John Downing: Noisy neighbours have always been a nuisance in Brussels but we'll miss them
We'll start again with a scarce piece of Brexit news. Ireland will not miss the UK when it comes to framing EU farm policy.
Over 45 years of joint membership, our two nations have shared many reservations about certain EU policies, notably on taxation and social policy which might scare off international investment.
But when it came to farm policy, the UK was a pain in the neck, always fighting against increased funding, and still clinging to its post-1945 cheap food policy, where the EU was focused on securing continuity of supply after horrific shortages in the immediate aftermath of World War II.
But the immediate bad news is that Ireland will be among the nations who most miss the €12bn per year in UK contributions to the EU Common Agriculture Policy. And we will wince at the prospect of disruption to food exports to Britain worth some €5bn per year for Ireland.

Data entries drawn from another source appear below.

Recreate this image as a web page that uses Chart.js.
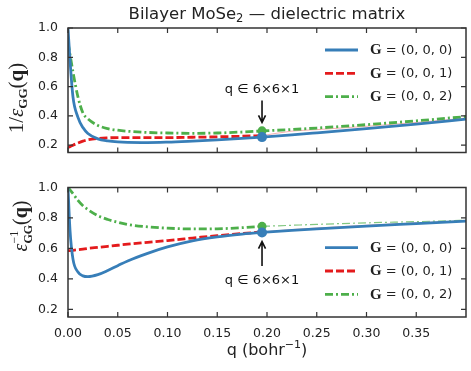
<!DOCTYPE html>
<html lang="en">
<head>
<meta charset="UTF-8">
<title>Bilayer MoSe2 — dielectric matrix</title>
<script src="https://cdn.jsdelivr.net/npm/chart.js"></script>
<style>
  body { margin: 0; background: #fff; }
  #wrap { position: relative; width: 471px; height: 371px; }
  canvas { position: absolute; left: 0; }
  #top { top: 0; }
  #bot { top: 170px; }
</style>
</head>
<body>
<div id="wrap">
  <canvas id="top" width="471" height="170"></canvas>
  <canvas id="bot" width="471" height="201"></canvas>
</div>
<script>
// q sampling (bohr^-1), shared by every curve
const q = [0, 0.002, 0.005, 0.01, 0.015, 0.02, 0.03, 0.04, 0.05, 0.06, 0.08, 0.10, 0.125, 0.15, 0.175, 0.195, 0.225, 0.25, 0.30, 0.35, 0.40];

// top panel: 1/eps_GG(q)
const topG000 = [1.00, 0.78, 0.53, 0.39, 0.32, 0.28, 0.243, 0.229, 0.222, 0.219, 0.218, 0.221, 0.228, 0.236, 0.246, 0.255, 0.270, 0.284, 0.313, 0.344, 0.378];
const topG001 = [0.185, 0.19, 0.20, 0.215, 0.228, 0.237, 0.246, 0.25, 0.252, 0.252, 0.252, 0.252, 0.254, 0.257, 0.261, 0.265, 0.296, 0.306, 0.329, 0.355, 0.385];
const topG002 = [0.90, 0.82, 0.70, 0.53, 0.42, 0.38, 0.335, 0.313, 0.302, 0.295, 0.287, 0.283, 0.281, 0.283, 0.29, 0.297, 0.307, 0.317, 0.34, 0.366, 0.395];

// bottom panel: eps^-1_GG(q)
const botG000 = [1.00, 0.72, 0.53, 0.445, 0.42, 0.415, 0.428, 0.455, 0.487, 0.518, 0.568, 0.610, 0.650, 0.676, 0.694, 0.705, 0.719, 0.729, 0.747, 0.763, 0.779];
const botG001 = [0.585, 0.586, 0.588, 0.592, 0.596, 0.60, 0.607, 0.614, 0.621, 0.628, 0.64, 0.652, 0.668, 0.684, 0.698, 0.708, 0.724, 0.734, 0.752, 0.768, 0.782];
const botG002 = [1.00, 0.985, 0.96, 0.915, 0.88, 0.855, 0.815, 0.79, 0.772, 0.757, 0.742, 0.733, 0.728, 0.729, 0.736, 0.745, 0.752, 0.758, 0.768, 0.776, 0.785];

// the 6x6x1 mesh point
const meshQ = [0.195];
const topDot000 = [0.255];
const topDot002 = [0.298];
const botDot000 = [0.705];
const botDot002 = [0.745];

const xTicks = [0, 0.05, 0.10, 0.15, 0.20, 0.25, 0.30, 0.35];
const yTicks = [0.2, 0.4, 0.6, 0.8, 1.0];
const gLabels = ['(0, 0, 0)', '(0, 0, 1)', '(0, 0, 2)'];

const BLUE = '#377eb8', RED = '#e41a1c', GREEN = '#4daf4a';
const keyStyle = [
  { color: BLUE, dash: [] },
  { color: RED, dash: [8, 3] },
  { color: GREEN, dash: [8, 3, 2, 3] }
];
const SANS = '"DejaVu Sans", sans-serif';
const SERIF = '"Liberation Serif", serif';

function pts(vals, lo, hi) {
  return q.map((x, i) => ({ x: x, y: vals[i] })).filter(p => p.x >= lo && p.x <= hi);
}
function dot(xs, ys) {
  return xs.map((x, i) => ({ x: x, y: ys[i] }));
}

// draws a list of [text, font, dy, advance] runs
function runs(ctx, parts, x, y, align) {
  let w = 0;
  parts.forEach(p => { ctx.font = p[1]; if (p[3] !== false) w += ctx.measureText(p[0]).width; });
  let cx = align === 'center' ? x - w / 2 : x;
  parts.forEach(p => {
    ctx.font = p[1];
    ctx.fillText(p[0], cx, y + (p[2] || 0));
    if (p[3] !== false) cx += ctx.measureText(p[0]).width;
  });
}

const frame = {
  id: 'frame',
  afterDatasetsDraw(chart) {
    const { ctx, chartArea: a, scales: { x, y } } = chart;
    ctx.save();
    ctx.strokeStyle = '#333';
    ctx.lineWidth = 1.5;
    ctx.strokeRect(a.left, a.top, a.right - a.left, a.bottom - a.top);
    ctx.lineWidth = 1.2;
    ctx.beginPath();
    x.ticks.forEach(t => {
      const px = x.getPixelForValue(t.value);
      ctx.moveTo(px, a.bottom); ctx.lineTo(px, a.bottom - 5);
      ctx.moveTo(px, a.top); ctx.lineTo(px, a.top + 5);
    });
    y.ticks.forEach(t => {
      const py = y.getPixelForValue(t.value);
      ctx.moveTo(a.left, py); ctx.lineTo(a.left + 5, py);
      ctx.moveTo(a.right, py); ctx.lineTo(a.right - 5, py);
    });
    ctx.stroke();
    ctx.restore();
  }
};

const keyBox = {
  id: 'keyBox',
  afterDraw(chart, args, opts) {
    const ctx = chart.ctx;
    ctx.save();
    gLabels.forEach((lab, i) => {
      const yy = opts.y + i * opts.step;
      ctx.strokeStyle = keyStyle[i].color;
      ctx.lineWidth = 2.8;
      ctx.setLineDash(keyStyle[i].dash);
      ctx.beginPath();
      ctx.moveTo(opts.x, yy); ctx.lineTo(opts.x + 33, yy);
      ctx.stroke();
      ctx.setLineDash([]);
      ctx.fillStyle = '#222';
      ctx.textBaseline = 'middle';
      runs(ctx, [['G', 'bold 15px ' + SERIF, 0], [' = ' + lab, '13px ' + SANS, 0]], opts.x + 45, yy + 0.5, 'left');
    });
    ctx.restore();
  }
};

const notes = {
  id: 'notes',
  afterDraw(chart, args, opts) {
    const { ctx, scales: { x, y } } = chart;
    ctx.save();
    ctx.fillStyle = '#111';
    ctx.strokeStyle = '#111';
    const px = x.getPixelForValue(opts.q);
    ctx.textAlign = 'center';
    ctx.textBaseline = 'middle';
    ctx.font = '13px ' + SANS;
    ctx.fillText('q ∈ 6×6×1', px, y.getPixelForValue(opts.text));
    const y0 = y.getPixelForValue(opts.from), y1 = y.getPixelForValue(opts.to);
    const d = y1 > y0 ? 1 : -1;
    ctx.lineWidth = 1.6;
    ctx.beginPath();
    ctx.moveTo(px, y0); ctx.lineTo(px, y1);
    ctx.moveTo(px - 3.5, y1 - d * 7); ctx.lineTo(px, y1); ctx.lineTo(px + 3.5, y1 - d * 7);
    ctx.stroke();

    // y axis label, rotated
    ctx.textAlign = 'left';
    ctx.textBaseline = 'alphabetic';
    ctx.fillStyle = '#222';
    ctx.translate(opts.labelX, opts.labelY);
    ctx.rotate(-Math.PI / 2);
    runs(ctx, opts.label, 0, 0, 'center');
    ctx.restore();
  }
};

function lineSet(data, color, dash, width) {
  return { data: data, borderColor: color, borderDash: dash, borderWidth: width, pointRadius: 0, cubicInterpolationMode: 'monotone', fill: false };
}
function dotSet(data, color, r) {
  return { data: data, borderColor: color, backgroundColor: color, showLine: false, pointRadius: r, pointBorderWidth: 0, clip: false };
}

function scalesFor(showX, xHeight) {
  return {
    x: {
      type: 'linear', min: 0, max: 0.4,
      afterBuildTicks: s => { s.ticks = xTicks.map(v => ({ value: v })); },
      afterFit: s => { s.height = xHeight; },
      grid: { display: false, drawTicks: false },
      border: { display: false },
      ticks: { display: showX, padding: 9, color: '#222', font: { family: SANS, size: 12.5 }, callback: v => v.toFixed(2) }
    },
    y: {
      min: 0.15, max: 1.0,
      afterBuildTicks: s => { s.ticks = yTicks.map(v => ({ value: v })); },
      afterFit: s => { s.width = 68; },
      grid: { display: false, drawTicks: false },
      border: { display: false },
      ticks: { padding: 10, color: '#222', font: { family: SANS, size: 12.5 }, callback: v => v.toFixed(1) }
    }
  };
}

const title = {
  id: 'title',
  afterDraw(chart) {
    const ctx = chart.ctx;
    ctx.save();
    ctx.fillStyle = '#222';
    ctx.textBaseline = 'alphabetic';
    runs(ctx, [['Bilayer MoSe', '16.5px ' + SANS, 0], ['2', '11.5px ' + SANS, 3], [' — dielectric matrix', '16.5px ' + SANS, 0]], 267, 18.5, 'center');
    ctx.restore();
  }
};

const xTitle = {
  id: 'xTitle',
  afterDraw(chart) {
    const ctx = chart.ctx;
    ctx.save();
    ctx.fillStyle = '#222';
    ctx.textBaseline = 'alphabetic';
    runs(ctx, [['q (bohr', '16px ' + SANS, 0], ['−1', '11px ' + SANS, -7], [')', '16px ' + SANS, 0]], 267, 185, 'center');
    ctx.restore();
  }
};

new Chart(document.getElementById('top'), {
  type: 'line',
  data: {
    datasets: [
      dotSet(dot(meshQ, topDot000), BLUE, 5),
      dotSet(dot(meshQ, topDot002), GREEN, 4.5),
      lineSet(pts(topG000, 0, 0.4), BLUE, [], 2.8),
      lineSet(pts(topG002, 0, 0.4), GREEN, [8, 3, 2, 3], 2.8),
      lineSet(pts(topG001, 0, 0.195), RED, [8, 3], 2.8),
      lineSet(pts(topG001, 0.195, 0.4), 'rgba(228,26,28,0.35)', [], 1)
    ]
  },
  options: {
    responsive: false, animation: false, devicePixelRatio: 1,
    layout: { padding: { top: 28, right: 4, left: 0, bottom: 0 } },
    scales: scalesFor(false, 10),
    plugins: {
      legend: { display: false }, tooltip: { enabled: false },
      keyBox: { x: 325, y: 50, step: 23.3 },
      notes: {
        q: 0.195, text: 0.58, from: 0.505, to: 0.355, labelX: 23, labelY: 98,
        label: [['1/', '21px ' + SERIF, 0], ['ε', 'italic 21px ' + SERIF, 0], ['GG', 'bold 13px ' + SERIF, 4], ['(', '21px ' + SERIF, 0], ['q', 'bold 21px ' + SERIF, 0], [')', '21px ' + SERIF, 0]]
      }
    }
  },
  plugins: [frame, keyBox, notes, title]
});

new Chart(document.getElementById('bot'), {
  type: 'line',
  data: {
    datasets: [
      dotSet(dot(meshQ, botDot000), BLUE, 5),
      dotSet(dot(meshQ, botDot002), GREEN, 4.5),
      lineSet(pts(botG000, 0, 0.4), BLUE, [], 2.8),
      lineSet(pts(botG002, 0, 0.195), GREEN, [8, 3, 2, 3], 2.8),
      lineSet(pts(botG002, 0.195, 0.4), 'rgba(77,175,74,0.7)', [8, 3, 2, 3], 1.2),
      lineSet(pts(botG001, 0, 0.195), RED, [8, 3], 2.8),
      lineSet(pts(botG001, 0.195, 0.4), 'rgba(228,26,28,0.35)', [], 1)
    ]
  },
  options: {
    responsive: false, animation: false, devicePixelRatio: 1,
    layout: { padding: { top: 15, right: 4, left: 0, bottom: 0 } },
    scales: scalesFor(true, 54),
    plugins: {
      legend: { display: false }, tooltip: { enabled: false },
      keyBox: { x: 325, y: 77.7, step: 23.3 },
      notes: {
        q: 0.195, text: 0.387, from: 0.484, to: 0.645, labelX: 27, labelY: 56,
        label: [['ε', 'italic 20px ' + SERIF, 0], ['−1', '12px ' + SERIF, -9, false], ['GG', 'bold 12px ' + SERIF, 5], ['(', '20px ' + SERIF, 0], ['q', 'bold 20px ' + SERIF, 0], [')', '20px ' + SERIF, 0]]
      }
    }
  },
  plugins: [frame, keyBox, notes, xTitle]
});
</script>
</body>
</html>
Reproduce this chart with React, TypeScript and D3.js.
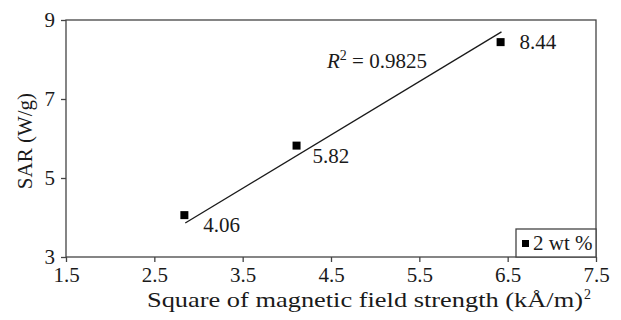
import React, { useEffect, useRef } from 'react';
import * as d3 from 'd3';

const fieldSq = [2.84, 4.11, 6.42];
const sar = [4.06, 5.82, 8.44];
const trendX = [2.85, 6.43];
const trendY = [3.86, 8.7];
const xTicks = [1.5, 2.5, 3.5, 4.5, 5.5, 6.5, 7.5];
const yTicks = [3, 5, 7, 9];
const legendLabel = '2 wt %';

const W = 621, H = 320;
const margin = { left: 66, right: 25, top: 20, bottom: 63 };
const font = '"Liberation Serif", "Times New Roman", serif';
const fs = 21;
const ink = '#1a1a1a';
const frame = '#444';

export default function App() {
    const svgRef = useRef<SVGSVGElement>(null);

    useEffect(() => {
        const svg = d3.select(svgRef.current);
        svg.selectAll('*').remove();
        const width = W - margin.left - margin.right,
              height = H - margin.top - margin.bottom;
        const x = d3.scaleLinear().domain([1.5, 7.5]).range([0, width]);
        const y = d3.scaleLinear().domain([3, 9]).range([height, 0]);
        const g = svg.append('g').attr('transform', `translate(${margin.left},${margin.top})`);

        // frame
        g.append('rect')
            .attr('width', width).attr('height', height)
            .attr('fill', 'none').attr('stroke', frame).attr('stroke-width', 1.3);

        const xAxis = d3.axisBottom(x).tickValues(xTicks).tickSizeOuter(0).tickSizeInner(5).tickPadding(5)
            .tickFormat(d3.format('.1f'));
        const yAxis = d3.axisLeft(y).tickValues(yTicks).tickSizeOuter(0).tickSizeInner(5).tickPadding(6)
            .tickFormat(d3.format('d'));
        const styleAxis = (a: any) => {
            a.select('.domain').remove();
            a.selectAll('line').attr('stroke', frame).attr('stroke-width', 1.3);
            a.selectAll('text').attr('font-family', font).attr('font-size', fs).attr('fill', ink);
        };
        g.append('g').attr('transform', `translate(0,${height})`).call(xAxis).call(styleAxis);
        g.append('g').call(yAxis).call(styleAxis);

        // axis titles (the source type is wider than Liberation Serif, so stretch it)
        svg.append('text')
            .attr('x', 147).attr('y', 307)
            .attr('textLength', 436).attr('lengthAdjust', 'spacingAndGlyphs')
            .attr('font-family', font).attr('font-size', fs).attr('fill', ink)
            .text('Square of magnetic field strength (kÅ/m)');
        svg.append('text')
            .attr('x', 584).attr('y', 299)
            .attr('font-family', font).attr('font-size', 14).attr('fill', ink)
            .text('2');

        svg.append('text')
            .attr('transform', `translate(32,141) rotate(-90)`)
            .attr('text-anchor', 'middle')
            .attr('font-family', font).attr('font-size', fs).attr('fill', ink)
            .text('SAR (W/g)');

        // trend line
        g.append('line')
            .attr('x1', x(trendX[0])).attr('y1', y(trendY[0]))
            .attr('x2', x(trendX[1])).attr('y2', y(trendY[1]))
            .attr('stroke', ink).attr('stroke-width', 1.3);

        // points
        const pts = fieldSq.map((v, i) => ({ x: v, y: sar[i] }));
        g.selectAll('.pt').data(pts).enter().append('rect')
            .attr('class', 'pt')
            .attr('x', d => x(d.x) - 4).attr('y', d => y(d.y) - 4)
            .attr('width', 8).attr('height', 8).attr('fill', '#000');
        g.selectAll('.pt-label').data(pts).enter().append('text')
            .attr('class', 'pt-label')
            .attr('x', (d, i) => x(d.x) + (i === 1 ? 16 : 19))
            .attr('y', (d, i) => y(d.y) + (i === 2 ? 7 : 17))
            .attr('font-family', font).attr('font-size', fs).attr('fill', ink)
            .text(d => d.y.toFixed(2));

        // R^2 label
        const r2 = g.append('text')
            .attr('x', 327 - margin.left).attr('y', 68 - margin.top)
            .attr('font-family', font).attr('font-size', fs).attr('fill', ink);
        r2.append('tspan').attr('font-style', 'italic').text('R');
        r2.append('tspan').attr('font-size', 14).attr('dy', -8).text('2');
        r2.append('tspan').attr('dy', 8).text(' = 0.9825');

        // legend
        const lx = 516 - margin.left, ly = height - 28;
        g.append('rect')
            .attr('x', lx).attr('y', ly).attr('width', width - lx).attr('height', 28)
            .attr('fill', '#fff').attr('stroke', frame).attr('stroke-width', 1.3);
        g.append('rect')
            .attr('x', lx + 6).attr('y', ly + 11).attr('width', 7).attr('height', 7).attr('fill', '#000');
        g.append('text')
            .attr('x', lx + 17).attr('y', ly + 21)
            .attr('font-family', font).attr('font-size', fs).attr('fill', ink)
            .text(legendLabel);
    }, []);

    return (
        <svg ref={svgRef} width={W} height={H}
            style={{ position: 'absolute', left: 0, top: 0, background: '#fff' }} />
    );
}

Today we are four weeks and three days away from 'B-Day' on March 29. Yes, anything could still happen, but we must also work on the assumption that Brexit will go ahead - and it could be very rough indeed for Irish food sales.
So, we pose three key questions: 1. How rough will it be? 2. Who can help? 3. What is the likely extent of such help?
The first answer comes via Agriculture Minister Michael Creed, who has stressed that even a benign Brexit result will not be as good as the UK staying with the EU, giving us tariff-free trade.
He also stresses that we are left guessing until the UK announces what kind of tariff regime it will adopt for food products.